CGATOxford / UMI-tools

Tools for handling Unique Molecular Identifiers in NGS data sets
MIT License
491 stars 190 forks source link

Limit memory usage of dedup ("Killed") #561

Closed cf-nb closed 1 year ago

cf-nb commented 2 years ago

Hello, when running

umi_tools dedup --stdin=[in-file.bam] --per-contig --per-gene

everything seems to run fine until suddenly the process says "Killed". It is clear that my laptop (16GB RAM) is not sufficient for this, but for example

umi_tools dedup -I [in-file.bam] --output-stats=deduplicated -S deduplicated.bam --extract-umi-method read_id --method unique

finishes just fine without any memory issues.

Is there a way to limit the memory usage of dedup, so that the first process can keep running without being killed? I don't mind it taking a bit longer (the second command finishes in only about 10 minutes for my type of .bam-file).

Thanks!

IanSudbery commented 2 years ago

Hi,

The memory usage by UMI-tools is primarily determined by the number of unique UMIs at an alignment position. Your first command and your second command here are very different in this way - the --per-contig in the first command means that UMI-tools treats all reads aligned to the same contig as having the same alignment position, and thus all UMIs on the contig will be treated together. The second does not do this, and only considers reads aligned to the same base as having the same alignment position, and so only treats UMIs with from reads with different alignment coordinates seperately. If we are talking about the same BAM file in each case, then definately one of these is wrong and one correct.

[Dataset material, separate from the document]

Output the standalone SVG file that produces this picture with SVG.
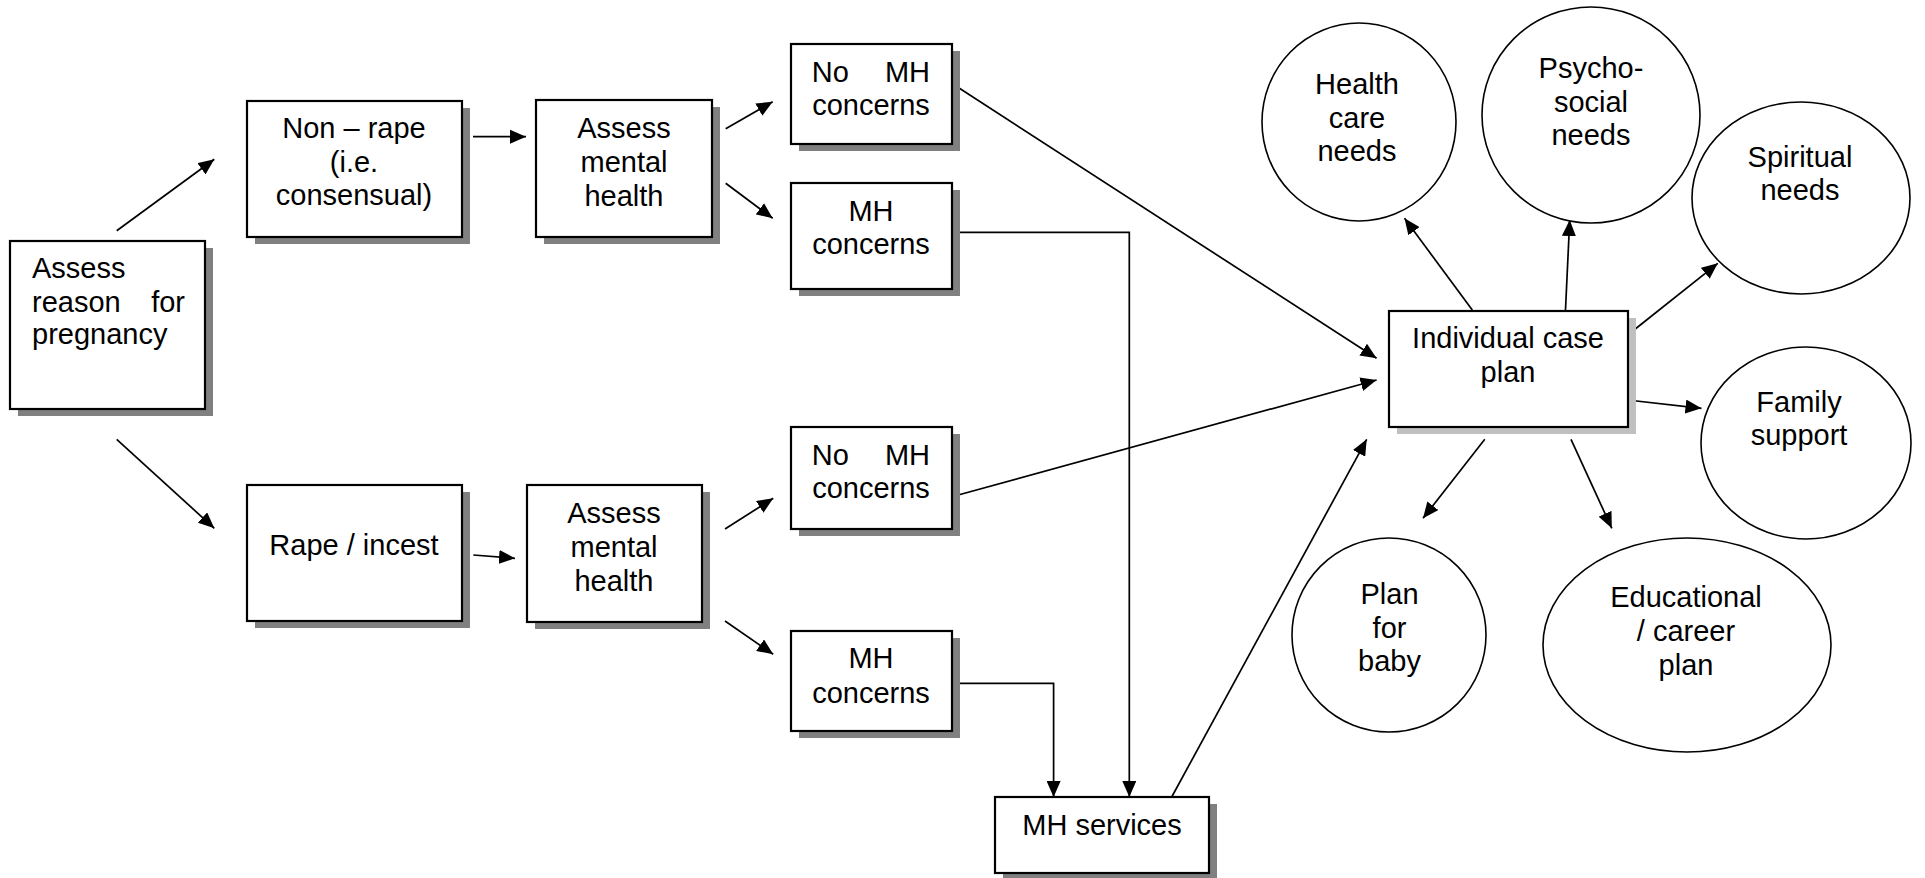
<svg xmlns="http://www.w3.org/2000/svg" width="1925" height="878" viewBox="0 0 1925 878">
<style>
text{font-family:"Liberation Sans",Arial,sans-serif;font-size:29px;fill:#000}
.c{text-anchor:middle}
.box{fill:#fff;stroke:#000;stroke-width:2.2}
.sh{fill:#808080}
.shl{fill:#c0c0c0}
.ell{fill:#fff;stroke:#000;stroke-width:1.6}
.ln{fill:none;stroke:#000;stroke-width:1.7}
</style>
<defs>
<marker id="ah" markerUnits="userSpaceOnUse" markerWidth="16" markerHeight="14" refX="16" refY="7" orient="auto">
<path d="M0,0 L16,7 L0,14 z" fill="#000"/>
</marker>
</defs>
<rect width="1925" height="878" fill="#fff"/>

<g id="connectors">
<line class="ln" x1="116.7" y1="230.7" x2="214.3" y2="159.3" marker-end="url(#ah)"/>
<line class="ln" x1="116.7" y1="439.3" x2="214.3" y2="528.3" marker-end="url(#ah)"/>
<line class="ln" x1="473" y1="136.7" x2="526" y2="136.7" marker-end="url(#ah)"/>
<line class="ln" x1="473.3" y1="555" x2="515" y2="558.3" marker-end="url(#ah)"/>
<line class="ln" x1="725.7" y1="128.7" x2="772.7" y2="101.7" marker-end="url(#ah)"/>
<line class="ln" x1="725.7" y1="183.3" x2="772.7" y2="218.3" marker-end="url(#ah)"/>
<line class="ln" x1="725" y1="529" x2="773.2" y2="498.3" marker-end="url(#ah)"/>
<line class="ln" x1="725" y1="621" x2="773.2" y2="654.3" marker-end="url(#ah)"/>
<line class="ln" x1="951.7" y1="83.3" x2="1376.6" y2="358.3" marker-end="url(#ah)"/>
<line class="ln" x1="951.8" y1="496.7" x2="1376.6" y2="380" marker-end="url(#ah)"/>
<polyline class="ln" points="951.7,232.3 1129.3,232.3 1129.3,797" marker-end="url(#ah)"/>
<polyline class="ln" points="951.8,683.3 1053.6,683.3 1053.6,797" marker-end="url(#ah)"/>
<line class="ln" x1="1171.7" y1="797" x2="1366.7" y2="439.3" marker-end="url(#ah)"/>
<line class="ln" x1="1472.3" y1="310" x2="1404.5" y2="218.3" marker-end="url(#ah)"/>
<line class="ln" x1="1565.5" y1="310" x2="1569.7" y2="220" marker-end="url(#ah)"/>
<line class="ln" x1="1627.7" y1="335" x2="1717.8" y2="263.3" marker-end="url(#ah)"/>
<line class="ln" x1="1627.7" y1="400" x2="1701.5" y2="408.3" marker-end="url(#ah)"/>
<line class="ln" x1="1484.8" y1="439.3" x2="1423" y2="518.3" marker-end="url(#ah)"/>
<line class="ln" x1="1571" y1="439.3" x2="1611.8" y2="528.3" marker-end="url(#ah)"/>
</g>

<g id="assess-reason">
<rect class="sh" x="18" y="248" width="195" height="168"/>
<rect class="box" x="10" y="241" width="195" height="168"/>
<text x="32" y="278">Assess</text>
<text y="311.5"><tspan x="32">reason</tspan><tspan x="185" text-anchor="end">for</tspan></text>
<text x="32" y="344">pregnancy</text>
</g>

<g id="non-rape">
<rect class="sh" x="255" y="108" width="215" height="136"/>
<rect class="box" x="247" y="101" width="215" height="136"/>
<text class="c" x="354" y="138">Non – rape</text>
<text class="c" x="354" y="171.5">(i.e.</text>
<text class="c" x="354" y="205">consensual)</text>
</g>

<g id="assess-mh-1">
<rect class="sh" x="544" y="107" width="176" height="137"/>
<rect class="box" x="536" y="100" width="176" height="137"/>
<text class="c" x="624" y="138.3">Assess</text>
<text class="c" x="624" y="172">mental</text>
<text class="c" x="624" y="205.5">health</text>
</g>

<g id="no-mh-1">
<rect class="sh" x="799" y="51" width="161" height="100"/>
<rect class="box" x="791" y="44" width="161" height="100"/>
<text y="81.7"><tspan x="811.7">No</tspan><tspan x="930" text-anchor="end">MH</tspan></text>
<text class="c" x="871" y="115">concerns</text>
</g>

<g id="mh-1">
<rect class="sh" x="799" y="190" width="161" height="106"/>
<rect class="box" x="791" y="183" width="161" height="106"/>
<text class="c" x="871" y="220.7">MH</text>
<text class="c" x="871" y="254">concerns</text>
</g>

<g id="rape">
<rect class="sh" x="255" y="492" width="215" height="136"/>
<rect class="box" x="247" y="485" width="215" height="136"/>
<text class="c" x="354" y="555">Rape / incest</text>
</g>

<g id="assess-mh-2">
<rect class="sh" x="535" y="492" width="175" height="137"/>
<rect class="box" x="527" y="485" width="175" height="137"/>
<text class="c" x="614" y="523.3">Assess</text>
<text class="c" x="614" y="557.3">mental</text>
<text class="c" x="614" y="590.7">health</text>
</g>

<g id="no-mh-2">
<rect class="sh" x="799" y="434" width="161" height="102"/>
<rect class="box" x="791" y="427" width="161" height="102"/>
<text y="465"><tspan x="811.7">No</tspan><tspan x="930" text-anchor="end">MH</tspan></text>
<text class="c" x="871" y="498.3">concerns</text>
</g>

<g id="mh-2">
<rect class="sh" x="799" y="638" width="161" height="100"/>
<rect class="box" x="791" y="631" width="161" height="100"/>
<text class="c" x="871" y="668.3">MH</text>
<text class="c" x="871" y="702.7">concerns</text>
</g>

<g id="mh-services">
<rect class="sh" x="1003" y="804" width="214" height="76"/>
<rect class="box" x="995" y="797" width="214" height="76"/>
<text class="c" x="1102" y="835">MH services</text>
</g>

<g id="case-plan">
<rect class="shl" x="1397" y="318" width="239" height="116"/>
<rect class="box" x="1389" y="311" width="239" height="116"/>
<text class="c" x="1508" y="348.3">Individual case</text>
<text class="c" x="1508" y="381.7">plan</text>
</g>

<g id="health-care">
<ellipse class="ell" cx="1359" cy="122" rx="97" ry="99"/>
<text class="c" x="1357" y="94.3">Health</text>
<text class="c" x="1357" y="127.7">care</text>
<text class="c" x="1357" y="161">needs</text>
</g>

<g id="psycho-social">
<ellipse class="ell" cx="1591" cy="115" rx="109" ry="108"/>
<text class="c" x="1591" y="78.3">Psycho-</text>
<text class="c" x="1591" y="111.7">social</text>
<text class="c" x="1591" y="145">needs</text>
</g>

<g id="spiritual">
<ellipse class="ell" cx="1801" cy="198" rx="109" ry="96"/>
<text class="c" x="1800" y="166.7">Spiritual</text>
<text class="c" x="1800" y="200">needs</text>
</g>

<g id="family">
<ellipse class="ell" cx="1806" cy="443" rx="105" ry="96"/>
<text class="c" x="1799" y="411.7">Family</text>
<text class="c" x="1799" y="445">support</text>
</g>

<g id="baby">
<ellipse class="ell" cx="1389" cy="635" rx="97" ry="97"/>
<text class="c" x="1389.5" y="604">Plan</text>
<text class="c" x="1389.5" y="637.5">for</text>
<text class="c" x="1389.5" y="671">baby</text>
</g>

<g id="educational">
<ellipse class="ell" cx="1687" cy="645" rx="144" ry="107"/>
<text class="c" x="1686" y="607.3">Educational</text>
<text class="c" x="1686" y="641">/ career</text>
<text class="c" x="1686" y="674.5">plan</text>
</g>
</svg>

The other major different between the two is the method. unique does not perform any error correction on the UMIs, and is therefore much quicker and less memory intensive than the defeault directional-adjecency method.

Finally --output-stats adds to memory consumption and run time quite substantially, and we tend to recommend not running full samples with it.

Unforuntately, most of the memory used by dedup with the default method is used by a single data structure which represents the relationships between UMI sequences. Because this is a single data structure, we can't really use the disk to reduce memory usage of this (which I think is what is usually happens when you trade off memory for speed).

Our benchmarking: image

This suggests that if you are exceeding 16GB of RAM, that you have at least one gene/position with over 16,000 "genunie" UMIs (and many more UMIs that have arrisen by error). The example above which used 16GB had a total of 320,000 unique UMIs at a single position. This would be very high for the sorts of technologies that usually precipitate the use of --per-contig. One exception to this some gene panel resequencing approaches. I'm afraid in those situation there is not much to be done other than hire a cloud VM with more memory.